**Work to do:** Begin the copy with the line that contains "Convert this chart to Plotly code." and end it with the line that contains "cur_herwig = [3680, 1290, 315, 70.5, 9.8]". Print these lines exactly and omit all pictures.

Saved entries
▬▬▬
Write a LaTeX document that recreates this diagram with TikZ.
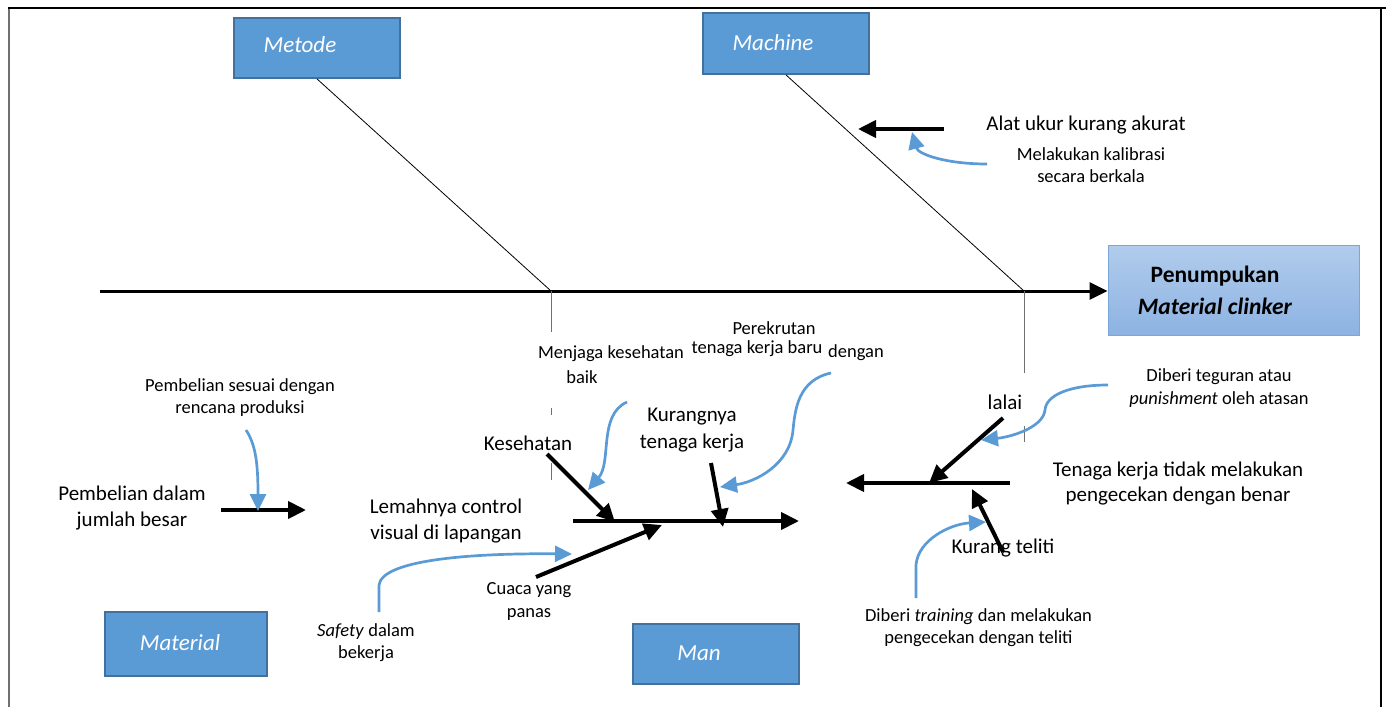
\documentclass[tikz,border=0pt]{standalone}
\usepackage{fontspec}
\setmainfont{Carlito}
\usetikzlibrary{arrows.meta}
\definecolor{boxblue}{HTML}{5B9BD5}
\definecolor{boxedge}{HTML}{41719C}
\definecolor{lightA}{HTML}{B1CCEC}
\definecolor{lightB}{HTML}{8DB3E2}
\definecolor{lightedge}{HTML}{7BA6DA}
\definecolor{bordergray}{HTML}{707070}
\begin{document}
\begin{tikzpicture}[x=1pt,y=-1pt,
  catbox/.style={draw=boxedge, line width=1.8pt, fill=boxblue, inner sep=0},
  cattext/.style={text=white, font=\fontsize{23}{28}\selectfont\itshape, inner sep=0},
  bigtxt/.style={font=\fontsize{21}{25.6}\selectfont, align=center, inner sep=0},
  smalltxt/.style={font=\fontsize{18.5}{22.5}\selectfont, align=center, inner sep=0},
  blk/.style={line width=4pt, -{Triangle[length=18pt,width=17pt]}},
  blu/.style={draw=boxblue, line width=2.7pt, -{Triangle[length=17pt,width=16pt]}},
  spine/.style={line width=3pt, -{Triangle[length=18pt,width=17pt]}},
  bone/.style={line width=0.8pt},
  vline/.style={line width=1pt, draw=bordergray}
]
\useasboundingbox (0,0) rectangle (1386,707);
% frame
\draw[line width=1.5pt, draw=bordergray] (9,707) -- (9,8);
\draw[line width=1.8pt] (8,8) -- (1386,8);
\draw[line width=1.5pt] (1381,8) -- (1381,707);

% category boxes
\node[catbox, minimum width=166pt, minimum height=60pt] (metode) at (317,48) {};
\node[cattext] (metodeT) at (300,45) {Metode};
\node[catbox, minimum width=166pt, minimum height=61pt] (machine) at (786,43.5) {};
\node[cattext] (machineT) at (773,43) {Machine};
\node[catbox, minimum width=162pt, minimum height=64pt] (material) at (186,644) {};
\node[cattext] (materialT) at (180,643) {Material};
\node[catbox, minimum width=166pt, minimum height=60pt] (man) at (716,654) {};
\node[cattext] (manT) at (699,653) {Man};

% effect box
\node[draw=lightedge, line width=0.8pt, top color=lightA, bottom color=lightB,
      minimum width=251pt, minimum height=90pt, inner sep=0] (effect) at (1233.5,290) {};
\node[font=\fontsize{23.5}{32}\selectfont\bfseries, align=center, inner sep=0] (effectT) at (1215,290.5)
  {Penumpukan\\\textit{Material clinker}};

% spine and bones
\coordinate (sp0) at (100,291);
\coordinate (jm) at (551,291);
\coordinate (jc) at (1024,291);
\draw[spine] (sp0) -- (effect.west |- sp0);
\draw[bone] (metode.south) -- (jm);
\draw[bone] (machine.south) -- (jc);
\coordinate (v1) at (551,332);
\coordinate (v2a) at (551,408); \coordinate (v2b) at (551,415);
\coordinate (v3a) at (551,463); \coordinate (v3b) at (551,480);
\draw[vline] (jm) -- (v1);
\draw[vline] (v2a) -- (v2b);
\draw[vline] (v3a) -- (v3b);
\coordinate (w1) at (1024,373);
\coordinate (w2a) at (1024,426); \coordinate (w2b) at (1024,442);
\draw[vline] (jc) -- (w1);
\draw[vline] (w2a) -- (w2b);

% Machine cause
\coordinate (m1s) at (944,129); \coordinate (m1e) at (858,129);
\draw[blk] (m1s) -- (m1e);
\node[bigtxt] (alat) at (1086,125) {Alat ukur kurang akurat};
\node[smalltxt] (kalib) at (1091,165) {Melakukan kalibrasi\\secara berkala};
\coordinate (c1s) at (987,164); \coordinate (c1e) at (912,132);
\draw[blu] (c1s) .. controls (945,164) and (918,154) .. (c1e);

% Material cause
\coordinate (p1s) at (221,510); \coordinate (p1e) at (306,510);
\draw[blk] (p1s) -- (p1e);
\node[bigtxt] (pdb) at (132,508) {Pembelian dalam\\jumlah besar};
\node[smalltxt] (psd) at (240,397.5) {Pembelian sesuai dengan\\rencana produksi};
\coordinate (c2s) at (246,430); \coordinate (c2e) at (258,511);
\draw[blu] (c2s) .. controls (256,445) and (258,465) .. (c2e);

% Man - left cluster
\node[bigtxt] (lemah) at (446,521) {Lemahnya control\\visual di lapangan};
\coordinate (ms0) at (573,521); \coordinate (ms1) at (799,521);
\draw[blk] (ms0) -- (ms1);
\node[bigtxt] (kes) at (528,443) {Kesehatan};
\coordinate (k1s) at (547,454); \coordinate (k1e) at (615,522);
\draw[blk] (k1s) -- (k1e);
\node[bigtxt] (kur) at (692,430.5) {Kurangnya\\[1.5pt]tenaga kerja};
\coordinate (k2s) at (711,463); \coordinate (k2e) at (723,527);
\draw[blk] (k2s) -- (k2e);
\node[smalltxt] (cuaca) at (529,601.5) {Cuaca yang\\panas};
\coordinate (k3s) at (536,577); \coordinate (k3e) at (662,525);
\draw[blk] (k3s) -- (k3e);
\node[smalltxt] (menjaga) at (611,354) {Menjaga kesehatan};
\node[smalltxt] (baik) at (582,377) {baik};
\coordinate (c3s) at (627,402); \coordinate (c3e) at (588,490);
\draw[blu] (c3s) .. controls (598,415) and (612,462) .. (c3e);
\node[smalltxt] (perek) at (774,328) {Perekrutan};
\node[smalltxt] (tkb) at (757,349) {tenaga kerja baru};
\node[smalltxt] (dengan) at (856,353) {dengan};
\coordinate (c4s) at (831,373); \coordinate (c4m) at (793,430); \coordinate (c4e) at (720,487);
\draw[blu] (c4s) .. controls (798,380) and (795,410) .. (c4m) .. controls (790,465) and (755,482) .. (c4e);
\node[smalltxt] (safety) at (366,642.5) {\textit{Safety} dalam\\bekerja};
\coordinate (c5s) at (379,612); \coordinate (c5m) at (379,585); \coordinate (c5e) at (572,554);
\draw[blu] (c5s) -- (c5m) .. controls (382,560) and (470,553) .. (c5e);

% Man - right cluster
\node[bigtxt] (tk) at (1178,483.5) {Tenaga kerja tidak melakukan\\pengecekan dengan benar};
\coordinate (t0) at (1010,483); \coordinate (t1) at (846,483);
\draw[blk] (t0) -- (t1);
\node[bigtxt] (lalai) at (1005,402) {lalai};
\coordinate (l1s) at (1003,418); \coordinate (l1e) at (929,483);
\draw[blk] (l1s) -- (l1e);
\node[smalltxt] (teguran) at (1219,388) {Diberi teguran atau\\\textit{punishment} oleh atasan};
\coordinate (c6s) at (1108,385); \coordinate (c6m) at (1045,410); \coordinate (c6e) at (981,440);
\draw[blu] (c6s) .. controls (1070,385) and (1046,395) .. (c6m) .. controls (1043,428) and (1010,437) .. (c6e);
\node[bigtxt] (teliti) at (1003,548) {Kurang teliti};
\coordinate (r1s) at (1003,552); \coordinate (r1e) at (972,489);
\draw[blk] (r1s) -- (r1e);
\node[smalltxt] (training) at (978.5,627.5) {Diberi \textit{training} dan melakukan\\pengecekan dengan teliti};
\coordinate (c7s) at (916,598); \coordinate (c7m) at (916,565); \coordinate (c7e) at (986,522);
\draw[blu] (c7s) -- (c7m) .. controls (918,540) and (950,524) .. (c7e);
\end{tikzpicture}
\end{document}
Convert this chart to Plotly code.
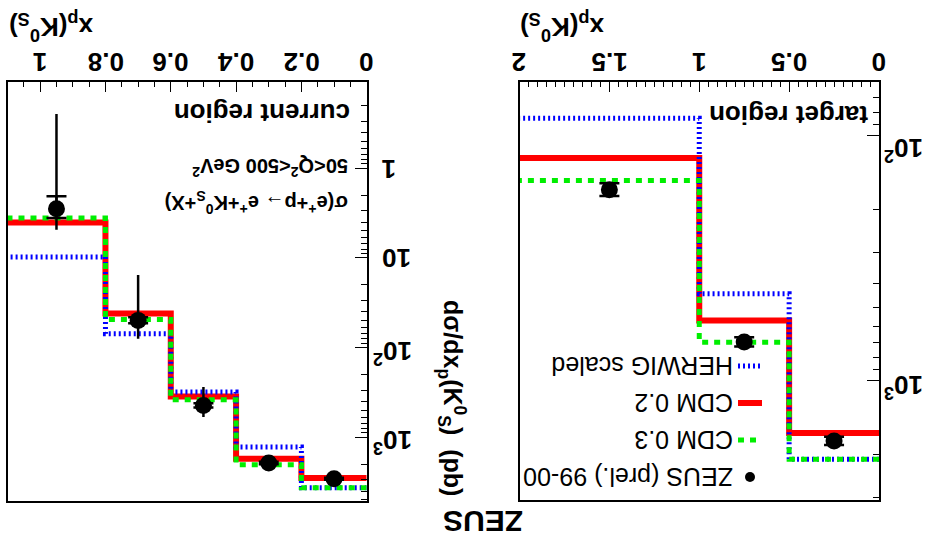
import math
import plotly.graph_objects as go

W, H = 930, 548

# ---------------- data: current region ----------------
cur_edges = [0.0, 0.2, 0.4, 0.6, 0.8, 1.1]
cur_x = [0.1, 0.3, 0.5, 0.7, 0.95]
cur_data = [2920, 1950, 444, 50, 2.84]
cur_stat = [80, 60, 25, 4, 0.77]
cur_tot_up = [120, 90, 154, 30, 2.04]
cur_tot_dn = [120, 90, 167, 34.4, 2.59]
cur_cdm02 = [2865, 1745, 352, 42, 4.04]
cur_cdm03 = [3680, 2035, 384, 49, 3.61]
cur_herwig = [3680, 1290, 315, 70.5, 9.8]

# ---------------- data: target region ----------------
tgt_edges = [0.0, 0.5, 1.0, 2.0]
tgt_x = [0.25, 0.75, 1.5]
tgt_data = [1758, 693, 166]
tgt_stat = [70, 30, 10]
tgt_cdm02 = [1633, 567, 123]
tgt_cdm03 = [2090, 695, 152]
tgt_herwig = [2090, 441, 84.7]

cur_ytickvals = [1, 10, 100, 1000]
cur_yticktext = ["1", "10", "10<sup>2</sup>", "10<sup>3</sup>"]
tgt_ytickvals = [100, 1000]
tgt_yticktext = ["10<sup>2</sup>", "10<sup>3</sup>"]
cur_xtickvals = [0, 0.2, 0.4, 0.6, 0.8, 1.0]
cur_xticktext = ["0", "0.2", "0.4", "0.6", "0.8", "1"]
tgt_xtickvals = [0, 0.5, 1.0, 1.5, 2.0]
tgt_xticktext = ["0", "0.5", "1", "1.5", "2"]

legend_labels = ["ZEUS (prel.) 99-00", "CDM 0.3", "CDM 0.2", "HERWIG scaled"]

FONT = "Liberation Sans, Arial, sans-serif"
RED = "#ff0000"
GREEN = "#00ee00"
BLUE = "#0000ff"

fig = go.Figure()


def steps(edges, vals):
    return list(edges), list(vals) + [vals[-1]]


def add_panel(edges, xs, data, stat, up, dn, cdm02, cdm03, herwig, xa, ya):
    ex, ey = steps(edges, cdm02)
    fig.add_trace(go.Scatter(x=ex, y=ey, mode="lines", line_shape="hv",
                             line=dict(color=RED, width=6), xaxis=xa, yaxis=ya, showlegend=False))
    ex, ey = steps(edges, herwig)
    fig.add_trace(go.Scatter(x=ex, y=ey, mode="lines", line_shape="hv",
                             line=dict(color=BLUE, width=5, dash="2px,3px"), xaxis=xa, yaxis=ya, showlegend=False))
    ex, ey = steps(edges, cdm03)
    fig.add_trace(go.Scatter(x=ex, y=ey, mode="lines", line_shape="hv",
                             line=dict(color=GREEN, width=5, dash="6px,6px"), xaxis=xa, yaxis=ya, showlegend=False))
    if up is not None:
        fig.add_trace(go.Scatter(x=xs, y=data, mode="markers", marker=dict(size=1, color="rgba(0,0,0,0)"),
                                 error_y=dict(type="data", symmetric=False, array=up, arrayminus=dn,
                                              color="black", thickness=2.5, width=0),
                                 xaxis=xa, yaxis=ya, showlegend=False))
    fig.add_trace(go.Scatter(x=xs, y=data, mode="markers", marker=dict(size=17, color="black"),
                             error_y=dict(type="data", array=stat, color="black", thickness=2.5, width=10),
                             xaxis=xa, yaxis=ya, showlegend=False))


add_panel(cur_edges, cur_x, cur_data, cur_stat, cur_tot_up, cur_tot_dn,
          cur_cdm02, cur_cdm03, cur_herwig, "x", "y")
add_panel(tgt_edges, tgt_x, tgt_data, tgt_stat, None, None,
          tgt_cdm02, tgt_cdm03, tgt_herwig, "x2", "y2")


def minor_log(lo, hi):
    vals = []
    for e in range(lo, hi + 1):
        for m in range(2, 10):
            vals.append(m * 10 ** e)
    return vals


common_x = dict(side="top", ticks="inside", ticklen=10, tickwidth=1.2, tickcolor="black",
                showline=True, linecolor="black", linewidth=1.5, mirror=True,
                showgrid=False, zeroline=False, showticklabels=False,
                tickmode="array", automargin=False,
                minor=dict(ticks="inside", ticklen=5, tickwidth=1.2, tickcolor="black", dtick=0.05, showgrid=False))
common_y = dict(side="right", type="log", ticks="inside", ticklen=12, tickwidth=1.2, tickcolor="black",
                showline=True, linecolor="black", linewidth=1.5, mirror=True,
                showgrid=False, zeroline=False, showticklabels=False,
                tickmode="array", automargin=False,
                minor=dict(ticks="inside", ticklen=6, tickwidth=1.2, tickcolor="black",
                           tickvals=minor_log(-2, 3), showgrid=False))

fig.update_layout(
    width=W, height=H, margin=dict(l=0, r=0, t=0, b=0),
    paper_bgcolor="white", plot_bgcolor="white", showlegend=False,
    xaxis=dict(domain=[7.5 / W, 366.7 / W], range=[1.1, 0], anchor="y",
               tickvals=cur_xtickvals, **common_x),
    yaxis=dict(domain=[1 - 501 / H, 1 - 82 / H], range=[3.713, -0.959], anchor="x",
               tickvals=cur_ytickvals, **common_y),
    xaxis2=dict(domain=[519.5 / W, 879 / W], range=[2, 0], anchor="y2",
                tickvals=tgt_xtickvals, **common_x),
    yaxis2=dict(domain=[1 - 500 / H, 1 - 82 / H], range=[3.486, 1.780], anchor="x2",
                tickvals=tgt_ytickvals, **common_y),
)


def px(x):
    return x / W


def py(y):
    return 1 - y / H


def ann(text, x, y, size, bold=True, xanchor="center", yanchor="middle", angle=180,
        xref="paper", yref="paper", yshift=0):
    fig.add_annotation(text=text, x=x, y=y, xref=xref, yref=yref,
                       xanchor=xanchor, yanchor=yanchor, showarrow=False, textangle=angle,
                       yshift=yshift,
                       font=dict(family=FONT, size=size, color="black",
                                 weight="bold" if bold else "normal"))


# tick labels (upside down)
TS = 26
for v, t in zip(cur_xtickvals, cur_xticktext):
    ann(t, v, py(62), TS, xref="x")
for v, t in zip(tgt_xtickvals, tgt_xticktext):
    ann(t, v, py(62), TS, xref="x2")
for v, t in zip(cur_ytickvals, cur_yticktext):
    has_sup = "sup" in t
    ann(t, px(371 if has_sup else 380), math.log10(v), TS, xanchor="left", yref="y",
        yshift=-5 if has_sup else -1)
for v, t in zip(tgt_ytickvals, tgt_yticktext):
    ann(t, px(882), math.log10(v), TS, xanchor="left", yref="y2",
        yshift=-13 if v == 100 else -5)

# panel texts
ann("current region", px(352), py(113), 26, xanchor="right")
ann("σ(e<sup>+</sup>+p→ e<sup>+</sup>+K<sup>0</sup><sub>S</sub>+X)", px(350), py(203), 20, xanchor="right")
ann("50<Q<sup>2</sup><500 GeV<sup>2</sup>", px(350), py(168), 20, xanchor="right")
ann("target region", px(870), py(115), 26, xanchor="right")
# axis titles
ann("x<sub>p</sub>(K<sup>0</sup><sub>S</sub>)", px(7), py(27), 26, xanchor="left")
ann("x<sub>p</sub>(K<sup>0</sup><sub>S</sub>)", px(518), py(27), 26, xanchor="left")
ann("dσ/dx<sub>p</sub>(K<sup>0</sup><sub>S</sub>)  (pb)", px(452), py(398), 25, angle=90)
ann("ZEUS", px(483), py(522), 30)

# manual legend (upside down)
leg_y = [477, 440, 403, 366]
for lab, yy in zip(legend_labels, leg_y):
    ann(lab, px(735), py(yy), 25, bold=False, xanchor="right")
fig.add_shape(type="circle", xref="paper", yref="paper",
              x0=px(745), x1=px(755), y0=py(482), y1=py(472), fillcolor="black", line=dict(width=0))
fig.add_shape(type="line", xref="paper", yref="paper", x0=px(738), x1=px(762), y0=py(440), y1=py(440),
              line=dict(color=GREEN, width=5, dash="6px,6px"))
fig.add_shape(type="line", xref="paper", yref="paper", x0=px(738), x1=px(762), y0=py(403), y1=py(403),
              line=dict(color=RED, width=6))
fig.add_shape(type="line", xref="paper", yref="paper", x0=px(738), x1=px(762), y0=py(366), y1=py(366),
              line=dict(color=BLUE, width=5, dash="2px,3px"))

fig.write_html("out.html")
▬▬▬
**Solution below:**
Convert this chart to Plotly code.
import math
import plotly.graph_objects as go

W, H = 930, 548

# ---------------- data: current region ----------------
cur_edges = [0.0, 0.2, 0.4, 0.6, 0.8, 1.1]
cur_x = [0.1, 0.3, 0.5, 0.7, 0.95]
cur_data = [2920, 1950, 444, 50, 2.84]
cur_stat = [80, 60, 25, 4, 0.77]
cur_tot_up = [120, 90, 154, 30, 2.04]
cur_tot_dn = [120, 90, 167, 34.4, 2.59]
cur_cdm02 = [2865, 1745, 352, 42, 4.04]
cur_cdm03 = [3680, 2035, 384, 49, 3.61]
cur_herwig = [3680, 1290, 315, 70.5, 9.8]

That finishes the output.